Excretion: Valsartan shows multiexponential decay kinetics (t½α <1 h and t½β about 9 h). Valsartan is primarily eliminated by biliary excretion in faeces (about 83 % of dose) and renally in urine (about 13 % of dose), mainly as unchanged drug. Following intravenous administration, plasma clearance of valsartan is about 2 l/h and its renal clearance is 0.62 l/h (about 30 % of total clearance). The half-life of valsartan is 6 hours.
Special populations: Elderly: A somewhat higher systemic exposure to valsartan was observed in some elderly subjects than in young subjects; however, this has not been shown to have any clinical significance.
Impaired renal function: As expected for a compound where renal clearance accounts for only 30 % of total plasma clearance, no correlation was seen between renal function and systemic exposure to valsartan. Dose adjustment is therefore not required in patients with renal impairment (creatinine clearance >10 ml/min). There is currently no experience on the safe use in patients with a creatinine clearance <10 ml/min and patients undergoing dialysis, therefore valsartan should be used with caution in these patients.
Valsartan is highly bound to plasma protein and is unlikely to be removed by dialysis.
Hepatic impairment: Approximately 70 % of the dose absorbed is eliminated in the bile, essentially in the unchanged form. Valsartan does not undergo any noteworthy biotransformation. A doubling of exposure (AUC) was observed in patients with mild to moderate hepatic impairment compared to healthy subjects. However, no correlation was observed between plasma valsartan concentration versus degree of hepatic dysfunction. Valsartan has not been studied in patients with severe hepatic dysfunction (see Dosage & Administration, Contraindications and Precautions).

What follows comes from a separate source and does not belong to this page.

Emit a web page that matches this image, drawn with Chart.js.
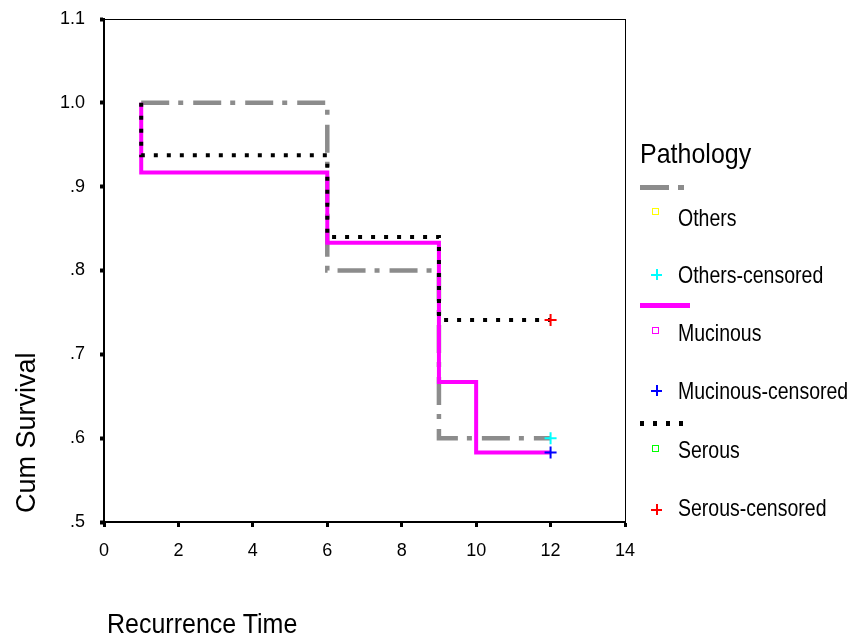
<!DOCTYPE html>
<html>
<head>
<meta charset="utf-8">
<script src="https://cdn.jsdelivr.net/npm/chart.js@4/dist/chart.umd.min.js"></script>
<style>
  body { margin: 0; background: #fff; font-family: "Liberation Sans", Arial, sans-serif; }
  #wrap { position: relative; width: 858px; height: 639px; overflow: hidden; }
  #chart { position: absolute; left: 0; top: 0; }
  .txt { position: absolute; white-space: nowrap; color: #000; line-height: 1; transform-origin: 0 0; }
  .mark { position: absolute; }
  .sq { position: absolute; width: 5px; height: 5px; border: 1.5px solid; }
  .cross { position: absolute; width: 11px; height: 11px; }
  .cross::before, .cross::after { content: ''; position: absolute; background: currentColor; }
  .cross::before { left: 4.5px; top: 0; width: 2px; height: 11px; }
  .cross::after { left: 0; top: 4.5px; width: 11px; height: 2px; }
</style>
</head>
<body>
<div id="wrap">
  <canvas id="chart" width="858" height="639"></canvas>
  <div id="legend"></div>
</div>
<script>
// ticks
const xTicks = [0, 2, 4, 6, 8, 10, 12, 14];
const yTicks = [0.5, 0.6, 0.7, 0.8, 0.9, 1.0, 1.1];
const yTickLabels = ['.5', '.6', '.7', '.8', '.9', '1.0', '1.1'];

// survival steps (time, cum survival)
const othersTime = [1, 6, 9, 12];
const othersSurv = [1.0, 0.8, 0.6, 0.6];
const mucinousTime = [1, 1, 6, 9, 10, 12];
const mucinousSurv = [1.0, 0.917, 0.833, 0.667, 0.583, 0.583];
const serousTime = [1, 1, 6, 9, 12];
const serousSurv = [1.0, 0.9375, 0.84, 0.741, 0.741];

// censored marks
const censorTime = [12];
const othersCensored = [0.6];
const mucinousCensored = [0.583];
const serousCensored = [0.741];

const legendTitle = 'Pathology';
const legendLabels = ['Others', 'Others-censored', 'Mucinous', 'Mucinous-censored', 'Serous', 'Serous-censored'];

const FONT = '"Liberation Sans", Arial, sans-serif';
const pts = (xs, ys) => xs.map((x, i) => ({ x: x, y: ys[i] }));

function stepLine(label, xs, ys, color, width, dash, order) {
    return {
        label: label,
        data: pts(xs, ys),
        borderColor: color,
        borderWidth: width,
        borderDash: dash,
        borderCapStyle: 'butt',
        borderJoinStyle: 'miter',
        stepped: 'before',
        pointRadius: 0,
        fill: false,
        order: order
    };
}

function censorMarks(label, ys, color) {
    return {
        label: label,
        data: pts(censorTime, ys),
        showLine: false,
        pointStyle: 'cross',
        pointRadius: 6,
        pointBorderWidth: 2,
        pointBorderColor: color,
        pointBackgroundColor: color,
        order: 0
    };
}

const frame = {
    id: 'frame',
    beforeDatasetsDraw(chart) {
        const a = chart.chartArea;
        const ctx = chart.ctx;
        ctx.save();
        ctx.strokeStyle = '#000';
        ctx.lineWidth = 1;
        ctx.strokeRect(a.left + 0.5, a.top + 0.5, a.right - a.left, a.bottom - a.top);
        ctx.restore();
    }
};

new Chart(document.getElementById('chart'), {
    type: 'line',
    data: {
        datasets: [
            censorMarks('Others-censored', othersCensored, '#00ffff'),
            censorMarks('Mucinous-censored', mucinousCensored, '#0000ff'),
            censorMarks('Serous-censored', serousCensored, '#ff0000'),
            stepLine('Serous', serousTime, serousSurv, '#000000', 4, [4, 9], 1),
            stepLine('Mucinous', mucinousTime, mucinousSurv, '#ff00ff', 4, [], 2),
            stepLine('Others', othersTime, othersSurv, '#8c8c8c', 4.5, [28, 9, 5, 10], 3)
        ]
    },
    options: {
        responsive: false,
        animation: false,
        events: [],
        layout: { padding: { top: 19, right: 233, bottom: 0, left: 0 } },
        plugins: { legend: { display: false }, tooltip: { enabled: false } },
        scales: {
            x: {
                type: 'linear',
                min: 0,
                max: 14,
                afterBuildTicks: s => { s.ticks = xTicks.map(v => ({ value: v })); },
                ticks: { color: '#000', padding: 15, maxRotation: 0, font: { family: FONT, size: 18, lineHeight: 1 }, callback: v => String(v) },
                grid: { drawOnChartArea: false, tickLength: 5, tickWidth: 3, tickColor: '#000' },
                border: { display: true, color: '#000', width: 2 },
                afterFit: s => { s.height = 117; s.paddingLeft = 0; s.paddingRight = 0; }
            },
            y: {
                type: 'linear',
                min: 0.5,
                max: 1.1,
                afterBuildTicks: s => { s.ticks = yTicks.map(v => ({ value: v })); },
                ticks: { color: '#000', padding: 15, font: { family: FONT, size: 18, lineHeight: 1 }, callback: (v, i) => yTickLabels[i] },
                grid: { drawOnChartArea: false, tickLength: 4, tickWidth: 4, tickColor: '#000' },
                border: { display: true, color: '#000', width: 2 },
                afterFit: s => { s.width = 104; s.paddingTop = 0; s.paddingBottom = 0; }
            }
        }
    },
    plugins: [frame]
});

// legend and axis titles as html text
const host = document.getElementById('legend');

function addText(text, left, top, size, sy, extra) {
    const d = document.createElement('div');
    d.className = 'txt';
    d.textContent = text;
    d.style.left = left + 'px';
    d.style.top = top + 'px';
    d.style.fontSize = size + 'px';
    d.style.transform = extra || ('scaleY(' + sy + ')');
    host.appendChild(d);
}

function addBox(cls, left, top, w, h, bg, color) {
    const d = document.createElement('div');
    d.className = cls;
    d.style.left = left + 'px';
    d.style.top = top + 'px';
    if (w) d.style.width = w + 'px';
    if (h) d.style.height = h + 'px';
    if (bg) d.style.background = bg;
    if (color) { d.style.color = color; d.style.borderColor = color; }
    host.appendChild(d);
}

addText('Recurrence Time', 107, 609, 25, 1.12);
addText('Cum Survival', 12.5, 513, 27, 1, 'rotate(-90deg)');
addText(legendTitle, 640, 138.5, 25, 1.12);

// line samples
addBox('mark', 640, 185, 29, 5, '#8c8c8c');
addBox('mark', 678, 185, 6, 5, '#8c8c8c');
addBox('mark', 640, 303, 50, 5, '#ff00ff');
addBox('mark', 640, 421, 44, 5, 'repeating-linear-gradient(90deg, #000 0 4px, transparent 4px 13px)');

// markers
addBox('sq', 652, 208, 0, 0, null, '#ffff00');
addBox('cross', 651, 269, 0, 0, null, '#00ffff');
addBox('sq', 652, 327, 0, 0, null, '#ff00ff');
addBox('cross', 651, 385, 0, 0, null, '#0000ff');
addBox('sq', 652, 445, 0, 0, null, '#00ff00');
addBox('cross', 651, 504, 0, 0, null, '#ff0000');

const labelCapTops = [210, 267, 325, 383, 442, 500];
legendLabels.forEach((t, i) => addText(t, 678, labelCapTops[i] - 3, 19.5, 1.2));
</script>
</body>
</html>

Paediatric population: Impaired renal function: Use in paediatric patients with a creatinine clearance <30 ml/min and paediatric patients undergoing dialysis has not been studied, therefore valsartan is not recommended in these patients. No dose adjustment is required for paediatric patients with a creatinine clearance >30 ml/min. Renal function and serum potassium should be closely monitored.